Mumbai | New Delhi:
Born in a cowshed in Dhuri, Punjab, Manjit Bawa was the artist of luminous oils populated by purple bulls and cowherds, myths and modernism. He died Monday morning at home in Hauz Khas, Delhi, leaving behind son Ravi and daughter Bhavna. He was 67.
Sitting in the sparse bedroom where Bawa spent his last three years — and his last day — in a coma, 23-year-old Bhavna fought back tears. “I kept hoping he would come back. He would open his eyes, but he never registered our presence.” Two days ago, she accepted the Bhavesh Sanyal Award on her father’s behalf. It was a fitting tribute; Sanyal had been Bawa’s teacher.
Ina Puri, Bawa’s partner, biographer and curator of his last show at the Sakshi Art Gallery in 2006, said, “Manjit was full of life. He loved to sing and paint, and was a romantic at heart. Seeing him lie there, unable to do anything for three years, was not easy for any of us.”
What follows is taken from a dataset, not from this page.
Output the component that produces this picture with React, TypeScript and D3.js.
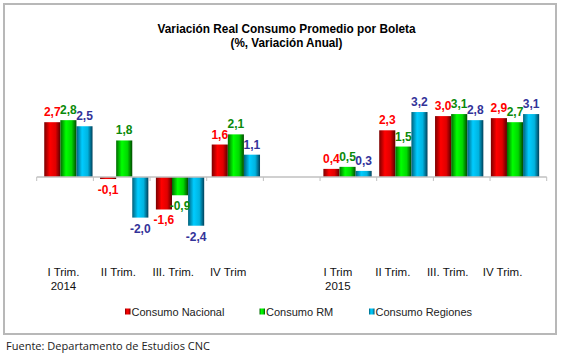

As a young boy, Bawa was more interested in cockfights than in school. One day, his brother Manmohan, a commercial artist, made the boy pose for him. “Manjit, mesmerised by the magic of pencil and charcoal, tried his own hand at art,” writes Puri in her biography, In Black and White. He could never stop after that, and despite being discouraged by his mother, enrolled at the School of Art in Delhi in 1958. The family wasn’t affluent and art did not fetch six-figures sums then, but as Bawa wrote later, “I believed God would provide me with food and I would earn the rest.”